## OBJECTIVE
Look through the lines below and extract each one that contains "diagram".
======== STORED DATA
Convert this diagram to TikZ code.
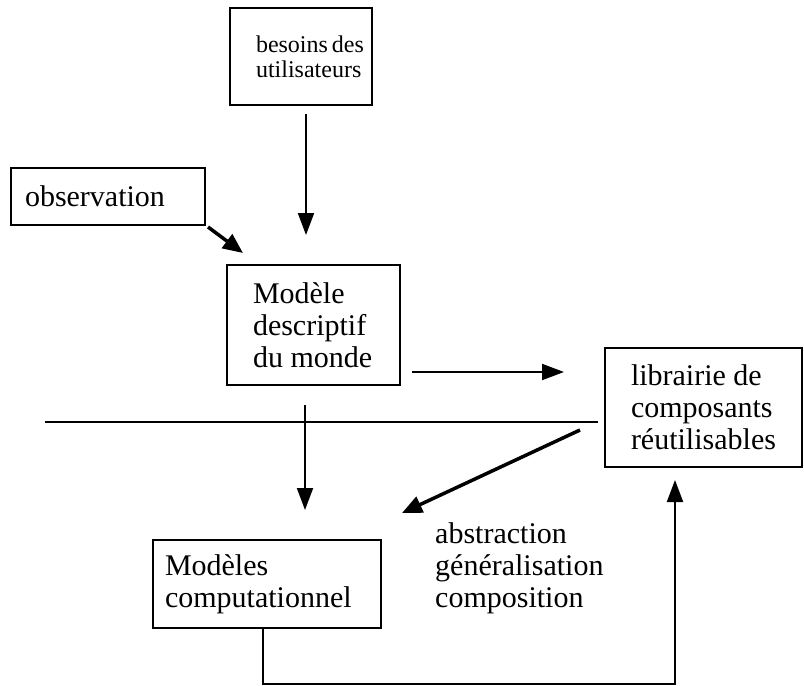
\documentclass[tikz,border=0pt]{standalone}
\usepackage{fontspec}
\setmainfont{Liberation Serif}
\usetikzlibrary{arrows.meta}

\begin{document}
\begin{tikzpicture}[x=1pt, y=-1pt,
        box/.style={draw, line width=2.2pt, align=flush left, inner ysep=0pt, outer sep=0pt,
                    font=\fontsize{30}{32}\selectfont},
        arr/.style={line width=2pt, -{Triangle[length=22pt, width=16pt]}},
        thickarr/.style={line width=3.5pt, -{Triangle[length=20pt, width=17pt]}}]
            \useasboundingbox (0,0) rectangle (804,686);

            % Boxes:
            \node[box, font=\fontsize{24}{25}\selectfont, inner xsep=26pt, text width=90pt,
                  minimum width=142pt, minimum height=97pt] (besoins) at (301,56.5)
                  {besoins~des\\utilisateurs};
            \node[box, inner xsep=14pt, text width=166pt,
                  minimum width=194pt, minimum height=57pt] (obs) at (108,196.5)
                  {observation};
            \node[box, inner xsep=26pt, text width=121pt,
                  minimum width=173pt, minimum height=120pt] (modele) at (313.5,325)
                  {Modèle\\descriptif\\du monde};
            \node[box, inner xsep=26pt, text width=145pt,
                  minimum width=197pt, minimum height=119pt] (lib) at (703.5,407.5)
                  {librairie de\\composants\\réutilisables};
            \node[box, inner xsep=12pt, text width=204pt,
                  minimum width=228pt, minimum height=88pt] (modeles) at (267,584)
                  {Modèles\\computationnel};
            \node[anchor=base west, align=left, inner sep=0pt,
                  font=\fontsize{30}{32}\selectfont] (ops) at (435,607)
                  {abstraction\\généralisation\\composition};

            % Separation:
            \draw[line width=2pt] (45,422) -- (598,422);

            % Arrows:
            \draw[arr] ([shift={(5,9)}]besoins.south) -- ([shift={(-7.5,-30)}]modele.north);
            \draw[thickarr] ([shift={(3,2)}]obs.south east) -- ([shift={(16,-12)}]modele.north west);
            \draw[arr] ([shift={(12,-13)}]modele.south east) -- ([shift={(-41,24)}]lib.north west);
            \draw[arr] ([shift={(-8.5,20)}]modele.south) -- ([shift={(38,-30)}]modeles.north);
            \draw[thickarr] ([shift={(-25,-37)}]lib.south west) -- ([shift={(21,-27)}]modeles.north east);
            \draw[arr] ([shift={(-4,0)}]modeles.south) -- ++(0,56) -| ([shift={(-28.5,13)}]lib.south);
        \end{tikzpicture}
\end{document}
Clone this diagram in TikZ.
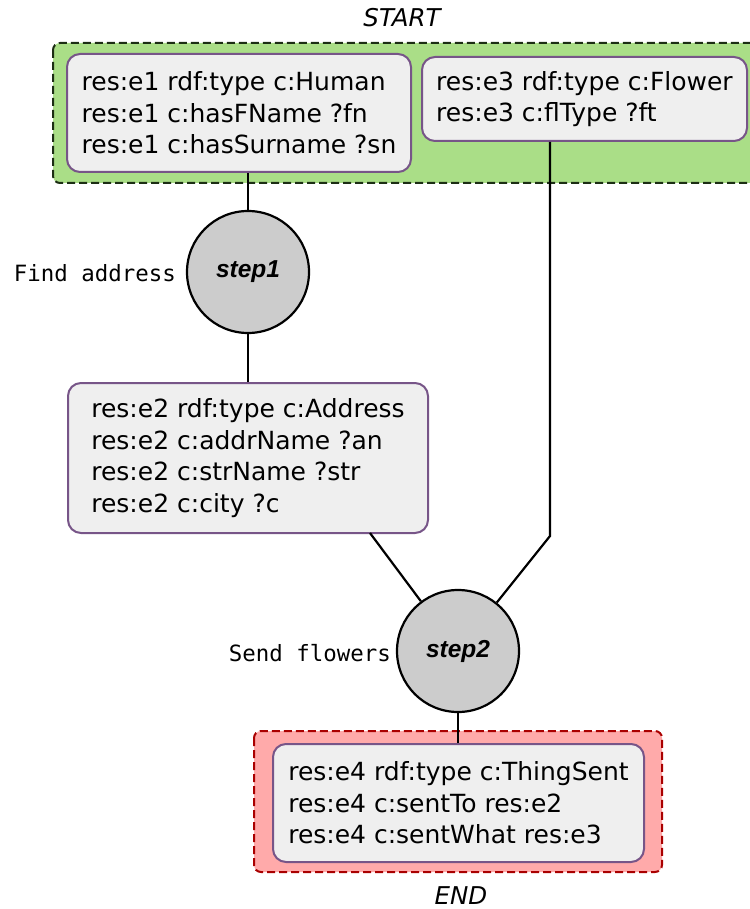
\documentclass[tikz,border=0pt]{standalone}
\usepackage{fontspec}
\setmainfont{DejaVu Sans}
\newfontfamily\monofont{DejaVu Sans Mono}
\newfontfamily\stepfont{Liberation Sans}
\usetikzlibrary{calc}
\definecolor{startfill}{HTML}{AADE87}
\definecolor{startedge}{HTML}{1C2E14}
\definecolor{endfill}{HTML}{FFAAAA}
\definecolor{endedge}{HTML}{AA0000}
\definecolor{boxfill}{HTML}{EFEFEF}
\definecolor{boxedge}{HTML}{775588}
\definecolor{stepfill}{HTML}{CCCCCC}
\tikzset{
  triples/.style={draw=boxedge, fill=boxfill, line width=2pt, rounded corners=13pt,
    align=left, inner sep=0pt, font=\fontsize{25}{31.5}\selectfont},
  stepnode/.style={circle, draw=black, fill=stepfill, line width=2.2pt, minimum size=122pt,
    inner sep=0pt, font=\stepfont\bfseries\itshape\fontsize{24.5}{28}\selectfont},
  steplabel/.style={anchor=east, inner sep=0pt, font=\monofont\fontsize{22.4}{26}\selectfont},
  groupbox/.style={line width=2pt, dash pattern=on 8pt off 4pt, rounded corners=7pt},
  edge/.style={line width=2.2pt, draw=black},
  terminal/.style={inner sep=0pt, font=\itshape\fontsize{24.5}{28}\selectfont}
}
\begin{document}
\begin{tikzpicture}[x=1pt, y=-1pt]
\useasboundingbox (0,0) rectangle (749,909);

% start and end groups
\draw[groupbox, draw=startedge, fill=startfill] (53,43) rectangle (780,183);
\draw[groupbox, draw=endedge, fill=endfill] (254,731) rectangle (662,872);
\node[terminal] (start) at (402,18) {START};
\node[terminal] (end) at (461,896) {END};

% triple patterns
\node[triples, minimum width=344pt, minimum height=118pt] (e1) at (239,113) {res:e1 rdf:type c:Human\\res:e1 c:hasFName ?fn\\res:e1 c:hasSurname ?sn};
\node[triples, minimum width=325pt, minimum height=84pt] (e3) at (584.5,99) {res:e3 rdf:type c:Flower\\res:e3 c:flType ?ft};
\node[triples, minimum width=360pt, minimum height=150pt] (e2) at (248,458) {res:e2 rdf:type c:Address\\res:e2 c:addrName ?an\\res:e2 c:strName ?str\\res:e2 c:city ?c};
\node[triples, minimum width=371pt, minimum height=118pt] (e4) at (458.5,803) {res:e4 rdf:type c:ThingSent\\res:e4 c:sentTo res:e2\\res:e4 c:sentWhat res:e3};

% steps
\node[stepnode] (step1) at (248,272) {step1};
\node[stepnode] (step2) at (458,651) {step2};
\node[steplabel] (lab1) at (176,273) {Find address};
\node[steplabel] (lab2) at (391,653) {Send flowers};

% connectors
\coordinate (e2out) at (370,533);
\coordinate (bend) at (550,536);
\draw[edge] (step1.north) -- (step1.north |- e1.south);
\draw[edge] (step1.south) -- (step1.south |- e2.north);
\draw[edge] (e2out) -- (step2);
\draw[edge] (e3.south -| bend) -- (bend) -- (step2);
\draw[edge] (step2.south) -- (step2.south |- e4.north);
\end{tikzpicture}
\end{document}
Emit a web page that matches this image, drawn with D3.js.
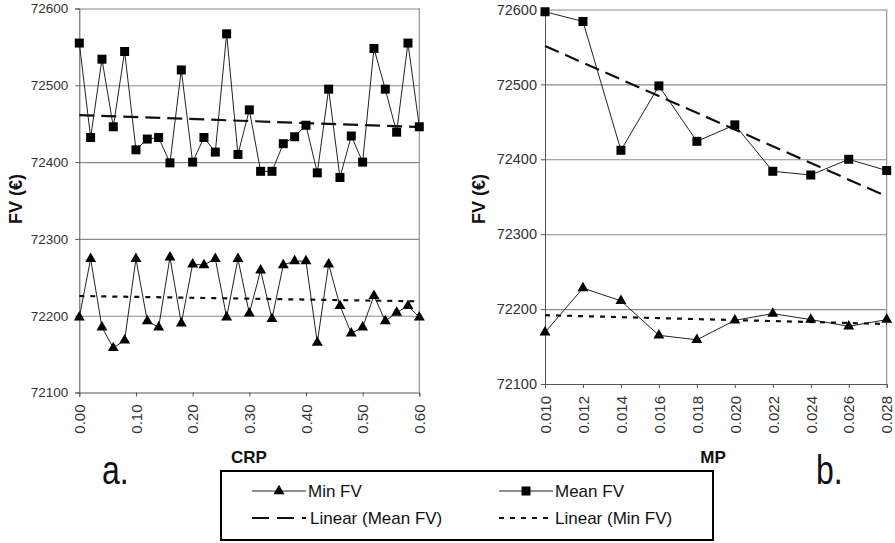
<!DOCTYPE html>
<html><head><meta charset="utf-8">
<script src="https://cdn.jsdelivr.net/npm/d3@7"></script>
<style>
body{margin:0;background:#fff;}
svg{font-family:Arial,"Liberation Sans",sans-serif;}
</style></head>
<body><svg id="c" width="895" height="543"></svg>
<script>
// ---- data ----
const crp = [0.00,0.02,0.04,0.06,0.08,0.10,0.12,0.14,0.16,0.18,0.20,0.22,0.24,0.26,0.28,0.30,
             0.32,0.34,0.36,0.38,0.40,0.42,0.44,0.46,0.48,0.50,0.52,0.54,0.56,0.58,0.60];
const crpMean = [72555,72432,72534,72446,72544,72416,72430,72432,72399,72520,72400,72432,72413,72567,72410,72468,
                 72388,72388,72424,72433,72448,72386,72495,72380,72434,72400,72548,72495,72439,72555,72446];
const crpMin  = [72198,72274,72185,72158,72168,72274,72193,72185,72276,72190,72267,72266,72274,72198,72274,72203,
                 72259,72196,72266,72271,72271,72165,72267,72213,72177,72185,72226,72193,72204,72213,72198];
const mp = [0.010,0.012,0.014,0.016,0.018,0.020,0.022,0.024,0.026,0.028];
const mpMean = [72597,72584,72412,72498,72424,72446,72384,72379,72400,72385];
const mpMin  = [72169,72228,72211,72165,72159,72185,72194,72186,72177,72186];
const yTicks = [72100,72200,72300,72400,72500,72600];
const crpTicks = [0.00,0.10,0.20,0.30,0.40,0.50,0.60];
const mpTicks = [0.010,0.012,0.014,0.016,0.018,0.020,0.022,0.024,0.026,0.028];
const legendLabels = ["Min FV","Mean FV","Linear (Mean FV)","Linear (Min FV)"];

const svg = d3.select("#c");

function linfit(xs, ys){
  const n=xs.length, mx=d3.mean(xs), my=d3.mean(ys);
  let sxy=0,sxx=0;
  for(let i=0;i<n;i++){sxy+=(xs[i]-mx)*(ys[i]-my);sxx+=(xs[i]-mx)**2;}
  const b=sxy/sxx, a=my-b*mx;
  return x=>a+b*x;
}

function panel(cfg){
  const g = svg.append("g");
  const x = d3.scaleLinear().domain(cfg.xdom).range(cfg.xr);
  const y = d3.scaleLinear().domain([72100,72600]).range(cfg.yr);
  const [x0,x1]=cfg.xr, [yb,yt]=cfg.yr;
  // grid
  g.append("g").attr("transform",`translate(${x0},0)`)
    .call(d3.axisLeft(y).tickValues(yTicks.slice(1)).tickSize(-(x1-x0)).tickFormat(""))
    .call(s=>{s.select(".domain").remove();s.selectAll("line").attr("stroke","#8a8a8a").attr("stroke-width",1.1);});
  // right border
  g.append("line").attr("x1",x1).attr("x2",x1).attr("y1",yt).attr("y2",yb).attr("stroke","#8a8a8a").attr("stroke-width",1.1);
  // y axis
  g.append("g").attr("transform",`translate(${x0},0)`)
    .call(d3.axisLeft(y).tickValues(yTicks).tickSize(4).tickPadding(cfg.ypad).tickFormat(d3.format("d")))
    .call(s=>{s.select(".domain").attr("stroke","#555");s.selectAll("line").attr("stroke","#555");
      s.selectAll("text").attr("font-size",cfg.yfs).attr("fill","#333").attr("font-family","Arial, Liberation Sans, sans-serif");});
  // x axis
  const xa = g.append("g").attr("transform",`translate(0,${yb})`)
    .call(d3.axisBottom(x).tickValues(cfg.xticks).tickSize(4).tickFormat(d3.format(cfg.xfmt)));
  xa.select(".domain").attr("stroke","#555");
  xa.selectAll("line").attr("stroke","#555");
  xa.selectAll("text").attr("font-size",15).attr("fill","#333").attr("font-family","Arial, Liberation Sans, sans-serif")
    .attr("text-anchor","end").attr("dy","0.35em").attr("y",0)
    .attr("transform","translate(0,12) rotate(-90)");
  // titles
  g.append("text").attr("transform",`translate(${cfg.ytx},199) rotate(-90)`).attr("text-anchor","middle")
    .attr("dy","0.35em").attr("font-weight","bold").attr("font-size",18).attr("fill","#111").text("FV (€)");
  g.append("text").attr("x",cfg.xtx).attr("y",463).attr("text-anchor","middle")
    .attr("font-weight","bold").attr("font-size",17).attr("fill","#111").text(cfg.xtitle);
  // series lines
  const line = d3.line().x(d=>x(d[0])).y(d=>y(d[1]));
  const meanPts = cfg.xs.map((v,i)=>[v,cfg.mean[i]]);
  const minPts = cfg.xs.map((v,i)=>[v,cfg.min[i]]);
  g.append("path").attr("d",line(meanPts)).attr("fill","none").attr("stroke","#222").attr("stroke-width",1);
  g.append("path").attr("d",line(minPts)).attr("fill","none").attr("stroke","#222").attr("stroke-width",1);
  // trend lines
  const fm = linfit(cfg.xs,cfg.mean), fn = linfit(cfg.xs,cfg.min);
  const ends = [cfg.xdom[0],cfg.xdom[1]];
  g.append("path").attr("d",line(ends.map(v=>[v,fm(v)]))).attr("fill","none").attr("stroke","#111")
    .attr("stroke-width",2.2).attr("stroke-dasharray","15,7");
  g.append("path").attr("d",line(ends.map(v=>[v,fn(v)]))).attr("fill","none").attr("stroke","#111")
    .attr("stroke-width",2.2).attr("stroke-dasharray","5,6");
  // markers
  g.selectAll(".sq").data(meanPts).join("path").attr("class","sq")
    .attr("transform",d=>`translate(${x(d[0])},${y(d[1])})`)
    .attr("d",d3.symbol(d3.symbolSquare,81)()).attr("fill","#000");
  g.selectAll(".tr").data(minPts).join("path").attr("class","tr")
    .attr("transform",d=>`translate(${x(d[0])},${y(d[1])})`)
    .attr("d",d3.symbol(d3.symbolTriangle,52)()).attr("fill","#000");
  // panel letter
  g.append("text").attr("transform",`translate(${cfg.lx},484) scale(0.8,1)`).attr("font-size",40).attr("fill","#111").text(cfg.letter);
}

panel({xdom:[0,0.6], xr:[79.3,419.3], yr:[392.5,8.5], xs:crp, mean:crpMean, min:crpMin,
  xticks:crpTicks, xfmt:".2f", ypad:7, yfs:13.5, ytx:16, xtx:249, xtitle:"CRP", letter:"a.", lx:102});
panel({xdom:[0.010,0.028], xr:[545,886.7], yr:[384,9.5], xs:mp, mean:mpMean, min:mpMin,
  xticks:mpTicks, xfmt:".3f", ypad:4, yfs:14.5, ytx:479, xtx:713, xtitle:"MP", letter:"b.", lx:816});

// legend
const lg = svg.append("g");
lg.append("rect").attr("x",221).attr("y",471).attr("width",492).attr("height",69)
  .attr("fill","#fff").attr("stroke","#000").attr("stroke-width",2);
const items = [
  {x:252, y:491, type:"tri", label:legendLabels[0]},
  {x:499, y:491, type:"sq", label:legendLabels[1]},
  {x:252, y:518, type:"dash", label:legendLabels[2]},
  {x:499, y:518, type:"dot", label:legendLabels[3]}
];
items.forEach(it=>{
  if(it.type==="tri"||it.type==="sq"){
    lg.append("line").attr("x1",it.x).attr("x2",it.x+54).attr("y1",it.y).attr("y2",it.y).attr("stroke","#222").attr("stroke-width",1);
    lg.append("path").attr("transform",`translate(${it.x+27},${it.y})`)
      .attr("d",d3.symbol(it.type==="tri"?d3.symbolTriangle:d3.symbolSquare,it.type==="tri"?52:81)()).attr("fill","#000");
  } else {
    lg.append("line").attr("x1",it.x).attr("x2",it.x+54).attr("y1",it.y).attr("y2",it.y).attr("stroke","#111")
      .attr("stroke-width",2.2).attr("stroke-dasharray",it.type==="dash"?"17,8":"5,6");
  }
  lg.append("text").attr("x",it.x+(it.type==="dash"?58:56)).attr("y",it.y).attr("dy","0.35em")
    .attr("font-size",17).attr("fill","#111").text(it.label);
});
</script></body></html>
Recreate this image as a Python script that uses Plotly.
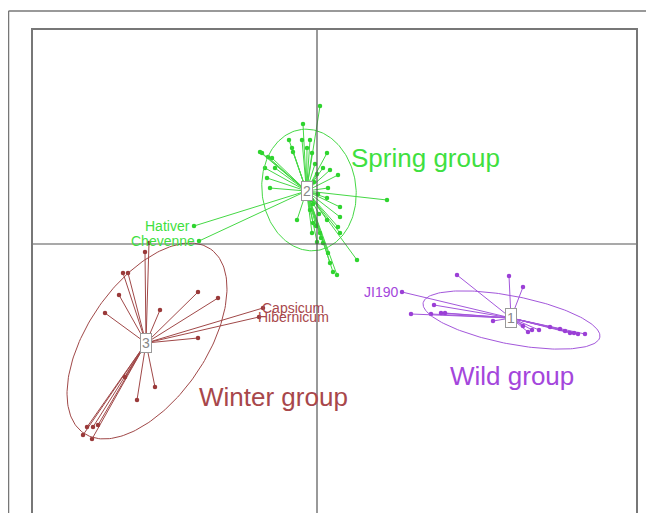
================
## TASK RESPONSE
Convert this diagram to TikZ code.
Clone this diagram in TikZ.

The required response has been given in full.